*WHAT YOU WILL DO*:
Exact reproduction is required for the lines bounded by the one containing "What matplotlib code" and the one containing "mec=LINE, mew=1.1, zorder=4)", both bounds included. Print them without any pictures.

*DATA SUPPLIED*:
========
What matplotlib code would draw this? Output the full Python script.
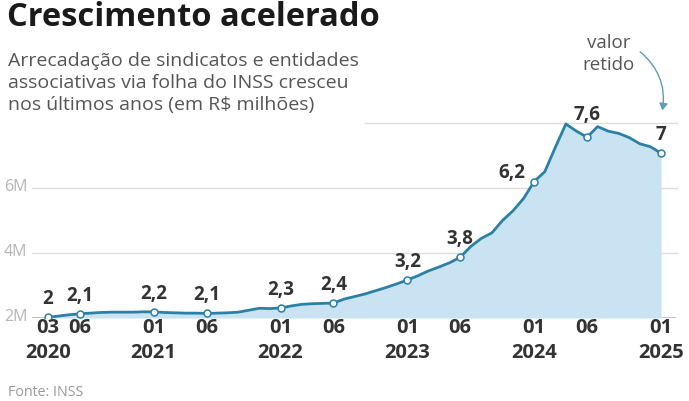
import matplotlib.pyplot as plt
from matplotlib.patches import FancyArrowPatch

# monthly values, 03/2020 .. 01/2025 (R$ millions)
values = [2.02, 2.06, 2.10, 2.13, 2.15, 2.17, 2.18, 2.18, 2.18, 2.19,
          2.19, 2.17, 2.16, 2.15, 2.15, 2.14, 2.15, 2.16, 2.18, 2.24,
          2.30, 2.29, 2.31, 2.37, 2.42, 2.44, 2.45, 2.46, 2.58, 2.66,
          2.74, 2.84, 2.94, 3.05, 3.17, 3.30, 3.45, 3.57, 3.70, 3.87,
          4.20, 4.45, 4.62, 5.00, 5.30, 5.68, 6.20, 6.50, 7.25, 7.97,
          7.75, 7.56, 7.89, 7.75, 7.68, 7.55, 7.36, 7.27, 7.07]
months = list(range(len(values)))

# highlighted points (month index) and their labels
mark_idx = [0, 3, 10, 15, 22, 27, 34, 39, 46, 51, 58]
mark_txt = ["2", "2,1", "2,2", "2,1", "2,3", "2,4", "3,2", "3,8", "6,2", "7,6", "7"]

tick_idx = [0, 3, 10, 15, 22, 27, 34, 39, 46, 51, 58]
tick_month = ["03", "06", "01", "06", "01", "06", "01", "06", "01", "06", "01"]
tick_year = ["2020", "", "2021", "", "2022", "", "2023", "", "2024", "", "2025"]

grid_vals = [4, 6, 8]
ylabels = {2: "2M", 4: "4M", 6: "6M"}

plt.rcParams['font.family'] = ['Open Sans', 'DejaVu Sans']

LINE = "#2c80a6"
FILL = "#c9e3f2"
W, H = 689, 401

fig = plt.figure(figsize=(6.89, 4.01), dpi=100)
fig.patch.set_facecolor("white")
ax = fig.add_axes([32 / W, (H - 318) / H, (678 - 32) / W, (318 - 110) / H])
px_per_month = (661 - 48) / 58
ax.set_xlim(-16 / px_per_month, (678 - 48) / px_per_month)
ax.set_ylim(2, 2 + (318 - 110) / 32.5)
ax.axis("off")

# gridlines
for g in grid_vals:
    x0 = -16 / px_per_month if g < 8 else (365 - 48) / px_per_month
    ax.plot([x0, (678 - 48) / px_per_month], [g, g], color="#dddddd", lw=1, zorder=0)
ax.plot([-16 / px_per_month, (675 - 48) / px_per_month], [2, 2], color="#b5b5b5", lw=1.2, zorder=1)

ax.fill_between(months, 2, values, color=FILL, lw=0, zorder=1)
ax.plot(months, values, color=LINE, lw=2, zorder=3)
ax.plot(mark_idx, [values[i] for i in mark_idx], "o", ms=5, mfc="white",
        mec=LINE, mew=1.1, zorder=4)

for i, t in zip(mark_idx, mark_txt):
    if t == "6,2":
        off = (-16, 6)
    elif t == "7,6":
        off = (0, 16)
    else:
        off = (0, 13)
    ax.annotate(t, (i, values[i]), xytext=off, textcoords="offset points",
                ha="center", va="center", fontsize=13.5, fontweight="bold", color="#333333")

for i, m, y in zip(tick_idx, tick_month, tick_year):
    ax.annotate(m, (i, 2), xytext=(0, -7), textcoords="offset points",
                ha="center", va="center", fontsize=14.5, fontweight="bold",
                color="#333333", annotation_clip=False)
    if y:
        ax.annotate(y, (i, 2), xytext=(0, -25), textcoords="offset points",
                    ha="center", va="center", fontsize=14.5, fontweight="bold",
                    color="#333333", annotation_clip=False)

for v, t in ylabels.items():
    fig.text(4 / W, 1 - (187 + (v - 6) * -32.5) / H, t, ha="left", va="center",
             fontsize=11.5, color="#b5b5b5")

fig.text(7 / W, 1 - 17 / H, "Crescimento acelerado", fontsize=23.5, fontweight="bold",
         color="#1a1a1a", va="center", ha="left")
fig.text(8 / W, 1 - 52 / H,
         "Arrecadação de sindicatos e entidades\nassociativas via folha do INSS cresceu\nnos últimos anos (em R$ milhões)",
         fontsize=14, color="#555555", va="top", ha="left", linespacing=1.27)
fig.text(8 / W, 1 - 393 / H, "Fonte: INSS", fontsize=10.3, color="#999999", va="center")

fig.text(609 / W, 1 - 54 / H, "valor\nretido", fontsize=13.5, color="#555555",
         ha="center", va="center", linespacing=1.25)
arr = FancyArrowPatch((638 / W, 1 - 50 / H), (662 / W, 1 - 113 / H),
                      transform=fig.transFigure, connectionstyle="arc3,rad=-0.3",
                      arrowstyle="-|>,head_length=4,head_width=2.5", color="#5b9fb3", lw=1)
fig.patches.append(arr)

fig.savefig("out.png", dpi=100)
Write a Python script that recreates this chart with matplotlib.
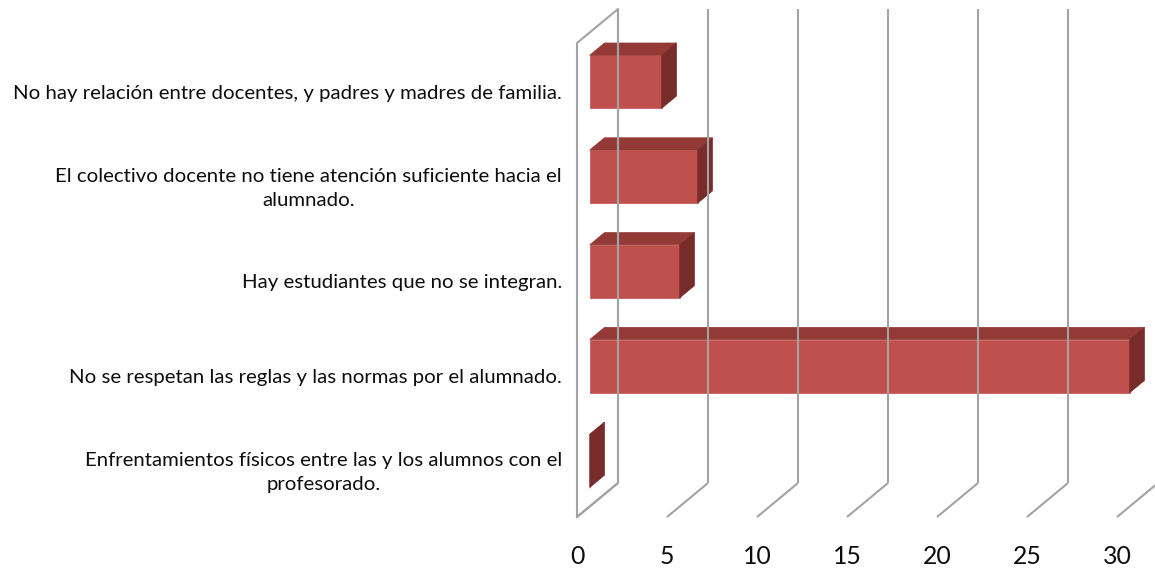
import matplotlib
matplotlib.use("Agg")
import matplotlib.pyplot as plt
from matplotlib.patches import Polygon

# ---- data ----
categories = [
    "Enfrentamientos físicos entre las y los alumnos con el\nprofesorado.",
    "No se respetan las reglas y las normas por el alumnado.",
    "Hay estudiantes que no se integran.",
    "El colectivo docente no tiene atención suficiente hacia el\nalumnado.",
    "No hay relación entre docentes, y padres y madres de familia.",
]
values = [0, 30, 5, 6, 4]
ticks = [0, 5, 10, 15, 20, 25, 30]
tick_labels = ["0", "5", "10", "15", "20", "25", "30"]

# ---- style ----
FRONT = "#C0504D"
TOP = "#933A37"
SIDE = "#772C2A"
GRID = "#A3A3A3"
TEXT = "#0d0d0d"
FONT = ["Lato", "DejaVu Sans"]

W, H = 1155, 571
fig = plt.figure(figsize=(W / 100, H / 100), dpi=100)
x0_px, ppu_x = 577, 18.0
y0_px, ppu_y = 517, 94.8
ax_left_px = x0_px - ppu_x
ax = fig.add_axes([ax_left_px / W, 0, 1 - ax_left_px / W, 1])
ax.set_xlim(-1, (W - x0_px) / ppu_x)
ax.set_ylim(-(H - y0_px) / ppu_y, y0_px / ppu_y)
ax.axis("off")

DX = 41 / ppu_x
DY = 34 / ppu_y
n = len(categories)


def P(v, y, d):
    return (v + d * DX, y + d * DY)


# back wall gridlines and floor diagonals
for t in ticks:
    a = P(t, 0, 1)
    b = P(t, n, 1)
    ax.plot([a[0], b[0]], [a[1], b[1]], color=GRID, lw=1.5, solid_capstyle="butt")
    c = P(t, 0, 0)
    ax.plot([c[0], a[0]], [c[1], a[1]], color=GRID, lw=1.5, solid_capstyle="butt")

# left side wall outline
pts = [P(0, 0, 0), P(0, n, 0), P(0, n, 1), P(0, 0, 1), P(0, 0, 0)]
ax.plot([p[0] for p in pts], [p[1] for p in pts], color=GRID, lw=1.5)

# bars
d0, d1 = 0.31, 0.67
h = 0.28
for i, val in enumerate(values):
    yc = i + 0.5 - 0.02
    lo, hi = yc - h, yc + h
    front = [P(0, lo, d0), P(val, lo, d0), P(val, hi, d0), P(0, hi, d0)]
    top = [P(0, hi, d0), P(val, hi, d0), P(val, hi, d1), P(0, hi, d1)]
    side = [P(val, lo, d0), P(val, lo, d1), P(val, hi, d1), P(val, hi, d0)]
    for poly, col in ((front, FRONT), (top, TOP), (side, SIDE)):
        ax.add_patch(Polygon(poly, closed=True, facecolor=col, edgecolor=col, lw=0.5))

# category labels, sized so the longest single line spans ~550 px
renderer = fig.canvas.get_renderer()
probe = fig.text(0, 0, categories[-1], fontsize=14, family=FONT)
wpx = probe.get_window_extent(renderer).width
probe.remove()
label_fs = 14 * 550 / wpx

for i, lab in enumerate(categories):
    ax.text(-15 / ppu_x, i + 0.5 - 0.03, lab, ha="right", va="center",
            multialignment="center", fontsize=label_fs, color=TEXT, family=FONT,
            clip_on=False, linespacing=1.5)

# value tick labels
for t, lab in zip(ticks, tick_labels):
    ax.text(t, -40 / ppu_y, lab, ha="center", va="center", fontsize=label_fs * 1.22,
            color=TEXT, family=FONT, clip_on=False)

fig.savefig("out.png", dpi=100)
========
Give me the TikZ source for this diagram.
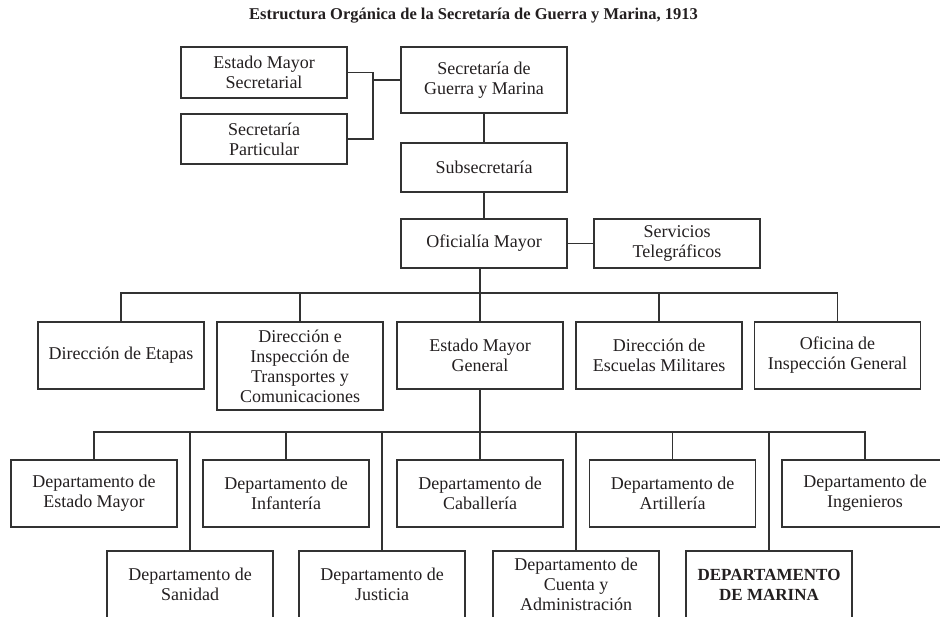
========
*ANSWER BELOW*:
What matplotlib code would draw this? Output the full Python script.
import matplotlib.pyplot as plt
from matplotlib.patches import FancyArrowPatch

# monthly values, 03/2020 .. 01/2025 (R$ millions)
values = [2.02, 2.06, 2.10, 2.13, 2.15, 2.17, 2.18, 2.18, 2.18, 2.19,
          2.19, 2.17, 2.16, 2.15, 2.15, 2.14, 2.15, 2.16, 2.18, 2.24,
          2.30, 2.29, 2.31, 2.37, 2.42, 2.44, 2.45, 2.46, 2.58, 2.66,
          2.74, 2.84, 2.94, 3.05, 3.17, 3.30, 3.45, 3.57, 3.70, 3.87,
          4.20, 4.45, 4.62, 5.00, 5.30, 5.68, 6.20, 6.50, 7.25, 7.97,
          7.75, 7.56, 7.89, 7.75, 7.68, 7.55, 7.36, 7.27, 7.07]
months = list(range(len(values)))

# highlighted points (month index) and their labels
mark_idx = [0, 3, 10, 15, 22, 27, 34, 39, 46, 51, 58]
mark_txt = ["2", "2,1", "2,2", "2,1", "2,3", "2,4", "3,2", "3,8", "6,2", "7,6", "7"]

tick_idx = [0, 3, 10, 15, 22, 27, 34, 39, 46, 51, 58]
tick_month = ["03", "06", "01", "06", "01", "06", "01", "06", "01", "06", "01"]
tick_year = ["2020", "", "2021", "", "2022", "", "2023", "", "2024", "", "2025"]

grid_vals = [4, 6, 8]
ylabels = {2: "2M", 4: "4M", 6: "6M"}

plt.rcParams['font.family'] = ['Open Sans', 'DejaVu Sans']

LINE = "#2c80a6"
FILL = "#c9e3f2"
W, H = 689, 401

fig = plt.figure(figsize=(6.89, 4.01), dpi=100)
fig.patch.set_facecolor("white")
ax = fig.add_axes([32 / W, (H - 318) / H, (678 - 32) / W, (318 - 110) / H])
px_per_month = (661 - 48) / 58
ax.set_xlim(-16 / px_per_month, (678 - 48) / px_per_month)
ax.set_ylim(2, 2 + (318 - 110) / 32.5)
ax.axis("off")

# gridlines
for g in grid_vals:
    x0 = -16 / px_per_month if g < 8 else (365 - 48) / px_per_month
    ax.plot([x0, (678 - 48) / px_per_month], [g, g], color="#dddddd", lw=1, zorder=0)
ax.plot([-16 / px_per_month, (675 - 48) / px_per_month], [2, 2], color="#b5b5b5", lw=1.2, zorder=1)

ax.fill_between(months, 2, values, color=FILL, lw=0, zorder=1)
ax.plot(months, values, color=LINE, lw=2, zorder=3)
ax.plot(mark_idx, [values[i] for i in mark_idx], "o", ms=5, mfc="white",
        mec=LINE, mew=1.1, zorder=4)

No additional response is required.